Environment Specific Config in Spark Scala Projects
Environment config files return different values for the test, development, staging, and production environments.
In Spark projects, you will often want a variable to point to a local CSV file in the test environment and a CSV file in S3 in the production environment.
This episode will demonstrate how to add environment config to your projects and how to set environment variables to change the environment.
Basic use case
Let's create a Config
object with one Map[String, String]
with test configuration and another Map[String, String]
with production config.
package com.github.mrpowers.spark.spec.sql
object Config {
var test: Map[String, String] = {
Map(
"libsvmData" -> new java.io.File("./src/test/resources/sample_libsvm_data.txt").getCanonicalPath,
"somethingElse" -> "hi"
)
}
var production: Map[String, String] = {
Map(
"libsvmData" -> "s3a://my-cool-bucket/fun-data/libsvm.txt",
"somethingElse" -> "whatever"
)
}
var environment = sys.env.getOrElse("PROJECT_ENV", "production")
def get(key: String): String = {
if (environment == "test") {
test(key)
} else {
production(key)
}
}
}
The Config.get()
method will grab values from the test
or production
map depending on the PROJECT_ENV
value.
Let's use the sbt console
command to demonstrate this.
$ PROJECT_ENV=test sbt console
scala> com.github.mrpowers.spark.spec.sql.Config.get("somethingElse")
res0: String = hi
Let's restart the SBT console and run the same code in the production environment.
$ PROJECT_ENV=production sbt console
scala> com.github.mrpowers.spark.spec.sql.Config.get("somethingElse")
res0: String = whatever
Here is how the Config
object can be used to fetch a file in your GitHub repository in the test environment and also fetch a file from S3 in the production environment.
val training = spark
.read
.format("libsvm")
.load(Config.get("libsvmData"))
This solution is elegant and does not clutter our application code with environment logic.
Environment specific code anitpattern
Here is an example of how you should not add environment paths to your code.
var environment = sys.env.getOrElse("PROJECT_ENV", "production")
val training = if (environment == "test") {
spark
.read
.format("libsvm")
.load(new java.io.File("./src/test/resources/sample_libsvm_data.txt").getCanonicalPath)
} else {
spark
.read
.format("libsvm")
.load("s3a://my-cool-bucket/fun-data/libsvm.txt")
}
An anti-pattern is a common response to a recurring problem that is usually ineffective and risks being highly counterproductive. - source
You should never write code with different execution paths in the production and test environments because then your test suite won't really be testing the actual code that's run in production.
Overriding config
The Config.test
and Config.production
maps are defined as variables (with the var
keyword), so they can be overridden.
scala> import com.github.mrpowers.spark.spec.sql.Config
scala> Config.get("somethingElse")
res1: String = hi
scala> Config.test = Config.test ++ Map("somethingElse" -> "give me clean air")
scala> Config.get("somethingElse")
res2: String = give me clean air
Giving users the ability to swap out config on the fly makes your codebase more flexible for a variety of use cases.
Setting the PROJECT_ENV
variable for test runs
The Config
object uses the production environment by default.
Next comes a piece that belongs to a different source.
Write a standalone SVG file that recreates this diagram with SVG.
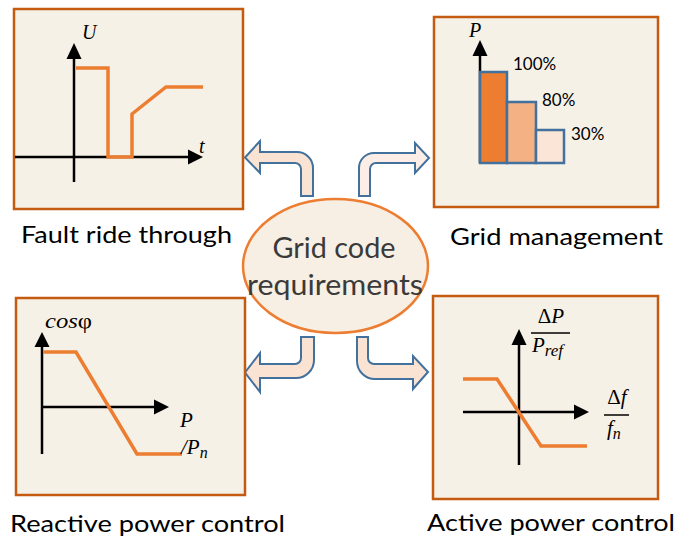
<svg xmlns="http://www.w3.org/2000/svg" width="689" height="538" viewBox="0 0 689 538">
<style>
.box{fill:#F6F1E7;stroke:#C55A11;stroke-width:2.5}
.ax{stroke:#000;stroke-width:2.5;fill:none}
.hd{fill:#000}
.crv{fill:none;stroke:#ED7D31;stroke-width:3.5;stroke-linejoin:miter}
.m{font-family:"Liberation Serif","DejaVu Serif",serif;font-style:italic;fill:#000}
.lbl{font-family:Lato,"Liberation Sans",sans-serif;font-size:24px;fill:#000}
.pct{font-family:Lato,"Liberation Sans",sans-serif;font-size:17px;fill:#000}
.arr{stroke:#41719C;stroke-width:2;stroke-linejoin:miter}
</style>
<rect width="689" height="538" fill="#fff"/>
<g id="connectors">
<path class="arr" fill="#FBE3D4" d="M301,196 L301,169 A6,6 0 0 0 295,163 L260,163 L260,173 L245,157.5 L260,141 L260,152 L297,152 A16,16 0 0 1 313,168 L313,196 Z"/>
<path class="arr" fill="#FCEEE6" d="M370,196 L370,169 A6,6 0 0 1 376,163 L415,163 L415,173 L429,158 L415,143 L415,153 L374,153 A15,15 0 0 0 359,168 L359,196 Z"/>
<path class="arr" fill="#FBE3D4" d="M301,337 L301,358 A6,6 0 0 1 295,364 L260,364 L260,353 L245,372.5 L260,392 L260,378 L296,378 A18,18 0 0 0 314,360 L314,337 Z"/>
<path class="arr" fill="#FBE3D4" d="M368,337 L368,358 A6,6 0 0 0 374,364 L413,364 L413,356 L428,372 L413,389 L413,379 L375,379 A18,18 0 0 1 357,361 L357,337 Z"/>
</g>
<g id="fault-ride-through">
<rect class="box" x="14" y="9" width="229" height="200"/>
<line class="ax" x1="74" y1="182" x2="74" y2="56"/>
<polygon class="hd" points="74,43 66.5,59 81.5,59"/>
<line class="ax" x1="15" y1="157" x2="190" y2="157"/>
<polygon class="hd" points="203,157 188,149.5 188,164.5"/>
<polyline class="crv" points="76,68 108,68 108,157 132,157 132,114 166,87 203,87"/>
<text class="m" x="82" y="39" font-size="20">U</text>
<text class="m" x="199" y="153" font-size="20">t</text>
<text class="lbl" x="21" y="243" textLength="211" lengthAdjust="spacingAndGlyphs">Fault ride through</text>
</g>
<g id="grid-management">
<rect class="box" x="434" y="17" width="224" height="190"/>
<line class="ax" x1="480" y1="163" x2="480" y2="52"/>
<polygon class="hd" points="480,40 472.5,56 487.5,56"/>
<rect x="480" y="72" width="27" height="91" fill="#ED7D31" stroke="#41719C" stroke-width="2.5"/>
<rect x="507" y="102" width="29" height="61" fill="#F4B183" stroke="#41719C" stroke-width="2.5"/>
<rect x="536" y="130" width="28" height="33" fill="#FBE5D6" stroke="#41719C" stroke-width="2.5"/>
<text class="m" x="469" y="37" font-size="20">P</text>
<text class="pct" x="513" y="70">100%</text>
<text class="pct" x="542" y="106">80%</text>
<text class="pct" x="571" y="140">30%</text>
<text class="lbl" x="450" y="245" textLength="213" lengthAdjust="spacingAndGlyphs">Grid management</text>
</g>
<g id="reactive-power-control">
<rect class="box" x="16" y="298" width="229" height="197"/>
<line class="ax" x1="42" y1="454" x2="42" y2="343"/>
<polygon class="hd" points="42,332 34.5,347 49.5,347"/>
<line class="ax" x1="42" y1="407" x2="156" y2="407"/>
<polygon class="hd" points="169,407 154,399.5 154,414.5"/>
<polyline class="crv" points="43,352 76,352 137,454 182,454"/>
<text class="m" x="45" y="328" font-size="21" textLength="47" lengthAdjust="spacingAndGlyphs">cos<tspan font-style="normal">φ</tspan></text>
<text class="m" x="180" y="427" font-size="21">P</text>
<text class="m" x="181" y="454" font-size="21">/P<tspan font-size="16" dy="4">n</tspan></text>
<text class="lbl" x="10" y="532" textLength="275" lengthAdjust="spacingAndGlyphs">Reactive power control</text>
</g>
<g id="active-power-control">
<rect class="box" x="433" y="296" width="225" height="203"/>
<line class="ax" x1="519" y1="465" x2="519" y2="341"/>
<polygon class="hd" points="519,329 511.5,345 526.5,345"/>
<line class="ax" x1="463" y1="412" x2="576" y2="412"/>
<polygon class="hd" points="589,412 574,404.5 574,419.5"/>
<polyline class="crv" points="463,379 497,379 541,446 587,446"/>
<text class="m" x="551" y="323" font-size="21" text-anchor="middle"><tspan font-style="normal">Δ</tspan>P</text>
<line x1="531" y1="333" x2="570" y2="333" stroke="#000" stroke-width="1.5"/>
<text class="m" x="532" y="352" font-size="21">P<tspan font-size="17" dy="4">ref</tspan></text>
<text class="m" x="617" y="404" font-size="21" text-anchor="middle"><tspan font-style="normal">Δ</tspan>f</text>
<line x1="604" y1="415" x2="629" y2="415" stroke="#000" stroke-width="1.5"/>
<text class="m" x="607" y="435" font-size="21">f<tspan font-size="16" dy="4">n</tspan></text>
<text class="lbl" x="427" y="531" textLength="248" lengthAdjust="spacingAndGlyphs">Active power control</text>
</g>
<g id="grid-code-requirements">
<ellipse cx="335.5" cy="266" rx="92.5" ry="67" fill="#F7EFE3" stroke="#ED7D31" stroke-width="2.5"/>
<text x="334" y="258" font-family="Lato,'Liberation Sans',sans-serif" font-size="28" fill="#3A3A3A" text-anchor="middle" textLength="123" lengthAdjust="spacingAndGlyphs">Grid code</text>
<text x="335" y="295" font-family="Lato,'Liberation Sans',sans-serif" font-size="28" fill="#3A3A3A" text-anchor="middle" textLength="176" lengthAdjust="spacingAndGlyphs">requirements</text>
</g>
</svg>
You're not going to want to have to remember to set the PROJECT_ENV
to test everytime you run your test suite (e.g. you don't want to type PROJECT_ENV=test sbt test
).
You can update your build.sbt
file as follows to set PROJECT_ENV
to test whenever the test suite is run.
fork in Test := true
envVars in Test := Map("PROJECT_ENV" -> "test")
Big thanks to the StackOverflow community for helping me figure this out.
Other implementations
This StackOverflow thread discusses other solutions.
One answer relies on an external library, one is in Java, and one doesn't allow for overrides. I will add an answer with the implementation discussed in this blog post now.
Next steps
Feel free to extend this solution to account for other environments. For example, you might want to add a staging environment that uses different paths to test code before it's run in production.
Just remember to follow best practices and avoid the config anti-pattern that can litter your codebase and reduce the protection offered by your test suite.
Adding Config
objects to your functions adds a dependency you might not want. In a future blog post, we'll discuss how dependency injection can abstract these Config
depencencies and how the Config
object can be leveraged to access smart defaults - the best of both worlds!